§ **Goal**
Quote word for word the lines below, beginning with the first and ending with the one that has "(map) -- (t1044);". Drop the pictures.

==== Source excerpt

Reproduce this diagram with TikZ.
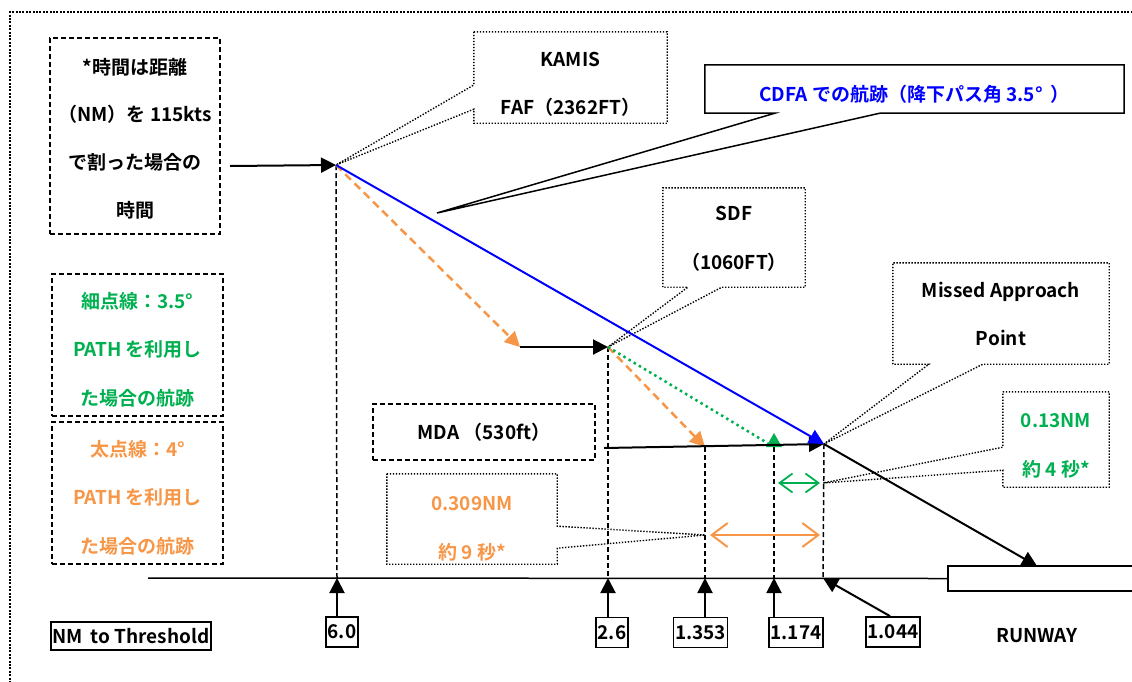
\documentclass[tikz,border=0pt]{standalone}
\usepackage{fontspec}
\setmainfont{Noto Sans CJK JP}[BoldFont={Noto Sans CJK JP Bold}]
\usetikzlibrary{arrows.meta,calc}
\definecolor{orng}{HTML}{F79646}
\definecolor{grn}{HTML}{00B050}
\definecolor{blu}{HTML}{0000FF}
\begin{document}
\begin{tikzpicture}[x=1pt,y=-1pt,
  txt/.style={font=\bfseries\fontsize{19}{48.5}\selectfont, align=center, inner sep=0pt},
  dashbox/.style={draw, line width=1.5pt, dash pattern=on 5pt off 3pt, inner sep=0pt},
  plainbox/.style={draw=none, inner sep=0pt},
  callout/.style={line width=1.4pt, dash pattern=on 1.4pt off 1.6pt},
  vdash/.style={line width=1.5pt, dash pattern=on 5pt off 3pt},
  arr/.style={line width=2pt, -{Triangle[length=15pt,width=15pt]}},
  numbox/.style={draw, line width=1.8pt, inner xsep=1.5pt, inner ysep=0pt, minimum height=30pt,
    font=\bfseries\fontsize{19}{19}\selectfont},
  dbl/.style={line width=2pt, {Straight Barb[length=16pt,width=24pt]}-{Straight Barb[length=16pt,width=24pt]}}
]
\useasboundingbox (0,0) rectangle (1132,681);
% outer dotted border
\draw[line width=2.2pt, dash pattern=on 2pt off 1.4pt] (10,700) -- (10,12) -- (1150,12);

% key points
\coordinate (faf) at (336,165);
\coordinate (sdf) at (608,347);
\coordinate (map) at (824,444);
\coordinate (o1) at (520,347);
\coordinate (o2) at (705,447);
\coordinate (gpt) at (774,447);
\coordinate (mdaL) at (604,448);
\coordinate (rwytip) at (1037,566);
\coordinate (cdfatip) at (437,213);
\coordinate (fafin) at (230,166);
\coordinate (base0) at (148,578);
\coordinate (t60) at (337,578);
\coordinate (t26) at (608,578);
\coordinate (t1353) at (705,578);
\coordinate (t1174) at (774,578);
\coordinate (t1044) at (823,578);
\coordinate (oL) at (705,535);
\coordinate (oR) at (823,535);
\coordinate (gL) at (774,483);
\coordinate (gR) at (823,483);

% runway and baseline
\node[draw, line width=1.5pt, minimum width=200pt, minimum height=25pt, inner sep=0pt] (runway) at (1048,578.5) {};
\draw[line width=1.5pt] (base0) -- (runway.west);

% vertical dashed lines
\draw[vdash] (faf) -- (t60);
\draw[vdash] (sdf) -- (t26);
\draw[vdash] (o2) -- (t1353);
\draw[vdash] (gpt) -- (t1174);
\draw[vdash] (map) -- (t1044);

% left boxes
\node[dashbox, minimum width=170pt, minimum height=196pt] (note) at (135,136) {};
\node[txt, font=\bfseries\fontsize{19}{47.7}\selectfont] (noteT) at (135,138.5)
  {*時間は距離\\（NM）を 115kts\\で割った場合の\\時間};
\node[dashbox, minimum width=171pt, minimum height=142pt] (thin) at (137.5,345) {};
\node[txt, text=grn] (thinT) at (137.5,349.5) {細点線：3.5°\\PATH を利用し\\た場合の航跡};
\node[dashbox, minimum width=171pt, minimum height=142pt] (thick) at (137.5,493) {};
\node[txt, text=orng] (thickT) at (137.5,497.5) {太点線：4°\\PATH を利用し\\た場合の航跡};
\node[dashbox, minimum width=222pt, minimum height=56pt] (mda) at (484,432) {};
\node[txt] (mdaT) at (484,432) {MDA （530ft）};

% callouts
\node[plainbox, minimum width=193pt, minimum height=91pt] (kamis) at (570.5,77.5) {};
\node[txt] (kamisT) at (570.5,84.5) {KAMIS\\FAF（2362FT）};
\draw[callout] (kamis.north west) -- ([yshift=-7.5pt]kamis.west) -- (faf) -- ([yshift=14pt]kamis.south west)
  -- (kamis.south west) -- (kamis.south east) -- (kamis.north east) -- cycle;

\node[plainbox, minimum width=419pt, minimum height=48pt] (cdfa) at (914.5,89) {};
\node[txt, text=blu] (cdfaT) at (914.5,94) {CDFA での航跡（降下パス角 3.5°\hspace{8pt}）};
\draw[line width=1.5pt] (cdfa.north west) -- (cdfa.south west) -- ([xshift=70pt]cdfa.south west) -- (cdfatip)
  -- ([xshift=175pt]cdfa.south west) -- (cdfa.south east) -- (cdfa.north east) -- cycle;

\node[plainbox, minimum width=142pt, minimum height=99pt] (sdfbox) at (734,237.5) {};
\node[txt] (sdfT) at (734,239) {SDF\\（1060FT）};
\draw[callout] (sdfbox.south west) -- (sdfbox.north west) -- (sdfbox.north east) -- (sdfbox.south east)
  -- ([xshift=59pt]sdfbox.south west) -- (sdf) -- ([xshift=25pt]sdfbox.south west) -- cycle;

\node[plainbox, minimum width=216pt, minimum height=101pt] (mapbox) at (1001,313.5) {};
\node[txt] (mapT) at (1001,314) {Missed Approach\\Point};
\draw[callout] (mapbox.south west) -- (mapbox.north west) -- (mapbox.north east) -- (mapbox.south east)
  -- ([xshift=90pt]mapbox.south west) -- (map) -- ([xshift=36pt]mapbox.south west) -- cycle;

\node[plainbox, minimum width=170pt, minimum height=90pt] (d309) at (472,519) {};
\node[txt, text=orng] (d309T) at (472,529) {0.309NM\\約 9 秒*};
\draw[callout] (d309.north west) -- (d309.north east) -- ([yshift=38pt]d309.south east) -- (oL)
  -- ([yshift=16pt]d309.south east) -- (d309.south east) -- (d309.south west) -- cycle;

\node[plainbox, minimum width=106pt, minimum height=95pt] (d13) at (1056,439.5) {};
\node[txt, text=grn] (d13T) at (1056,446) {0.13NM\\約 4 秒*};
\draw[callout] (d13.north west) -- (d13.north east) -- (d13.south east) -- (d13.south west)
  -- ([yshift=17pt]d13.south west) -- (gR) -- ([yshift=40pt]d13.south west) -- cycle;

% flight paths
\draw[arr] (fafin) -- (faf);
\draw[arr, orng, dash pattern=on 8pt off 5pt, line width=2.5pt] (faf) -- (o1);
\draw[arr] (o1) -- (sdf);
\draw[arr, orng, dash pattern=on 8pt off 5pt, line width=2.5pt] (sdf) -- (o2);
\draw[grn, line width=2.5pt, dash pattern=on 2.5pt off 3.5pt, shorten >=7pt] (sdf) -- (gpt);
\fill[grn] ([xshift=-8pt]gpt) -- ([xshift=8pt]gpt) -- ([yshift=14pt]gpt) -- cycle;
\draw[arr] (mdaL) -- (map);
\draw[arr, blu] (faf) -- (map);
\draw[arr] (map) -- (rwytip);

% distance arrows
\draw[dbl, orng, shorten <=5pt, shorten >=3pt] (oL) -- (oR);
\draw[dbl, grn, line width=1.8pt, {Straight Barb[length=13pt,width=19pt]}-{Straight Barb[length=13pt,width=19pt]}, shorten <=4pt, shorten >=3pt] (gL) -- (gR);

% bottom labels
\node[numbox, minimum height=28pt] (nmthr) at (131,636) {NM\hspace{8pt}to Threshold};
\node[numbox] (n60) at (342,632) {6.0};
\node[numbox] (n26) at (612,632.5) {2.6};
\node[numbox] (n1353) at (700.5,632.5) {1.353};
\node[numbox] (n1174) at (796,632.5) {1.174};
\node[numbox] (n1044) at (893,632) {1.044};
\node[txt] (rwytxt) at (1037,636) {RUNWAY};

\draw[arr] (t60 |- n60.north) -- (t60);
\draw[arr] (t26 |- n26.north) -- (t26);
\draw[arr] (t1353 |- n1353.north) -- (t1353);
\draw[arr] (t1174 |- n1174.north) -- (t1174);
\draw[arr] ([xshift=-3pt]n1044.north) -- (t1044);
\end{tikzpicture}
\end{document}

========

§ **Full answer**
Reproduce this diagram with TikZ.
\documentclass[tikz,border=0pt]{standalone}
\usepackage{fontspec}
\setmainfont{Noto Sans CJK JP}[BoldFont={Noto Sans CJK JP Bold}]
\usetikzlibrary{arrows.meta,calc}
\definecolor{orng}{HTML}{F79646}
\definecolor{grn}{HTML}{00B050}
\definecolor{blu}{HTML}{0000FF}
\begin{document}
\begin{tikzpicture}[x=1pt,y=-1pt,
  txt/.style={font=\bfseries\fontsize{19}{48.5}\selectfont, align=center, inner sep=0pt},
  dashbox/.style={draw, line width=1.5pt, dash pattern=on 5pt off 3pt, inner sep=0pt},
  plainbox/.style={draw=none, inner sep=0pt},
  callout/.style={line width=1.4pt, dash pattern=on 1.4pt off 1.6pt},
  vdash/.style={line width=1.5pt, dash pattern=on 5pt off 3pt},
  arr/.style={line width=2pt, -{Triangle[length=15pt,width=15pt]}},
  numbox/.style={draw, line width=1.8pt, inner xsep=1.5pt, inner ysep=0pt, minimum height=30pt,
    font=\bfseries\fontsize{19}{19}\selectfont},
  dbl/.style={line width=2pt, {Straight Barb[length=16pt,width=24pt]}-{Straight Barb[length=16pt,width=24pt]}}
]
\useasboundingbox (0,0) rectangle (1132,681);
% outer dotted border
\draw[line width=2.2pt, dash pattern=on 2pt off 1.4pt] (10,700) -- (10,12) -- (1150,12);

% key points
\coordinate (faf) at (336,165);
\coordinate (sdf) at (608,347);
\coordinate (map) at (824,444);
\coordinate (o1) at (520,347);
\coordinate (o2) at (705,447);
\coordinate (gpt) at (774,447);
\coordinate (mdaL) at (604,448);
\coordinate (rwytip) at (1037,566);
\coordinate (cdfatip) at (437,213);
\coordinate (fafin) at (230,166);
\coordinate (base0) at (148,578);
\coordinate (t60) at (337,578);
\coordinate (t26) at (608,578);
\coordinate (t1353) at (705,578);
\coordinate (t1174) at (774,578);
\coordinate (t1044) at (823,578);
\coordinate (oL) at (705,535);
\coordinate (oR) at (823,535);
\coordinate (gL) at (774,483);
\coordinate (gR) at (823,483);

% runway and baseline
\node[draw, line width=1.5pt, minimum width=200pt, minimum height=25pt, inner sep=0pt] (runway) at (1048,578.5) {};
\draw[line width=1.5pt] (base0) -- (runway.west);

% vertical dashed lines
\draw[vdash] (faf) -- (t60);
\draw[vdash] (sdf) -- (t26);
\draw[vdash] (o2) -- (t1353);
\draw[vdash] (gpt) -- (t1174);
\draw[vdash] (map) -- (t1044);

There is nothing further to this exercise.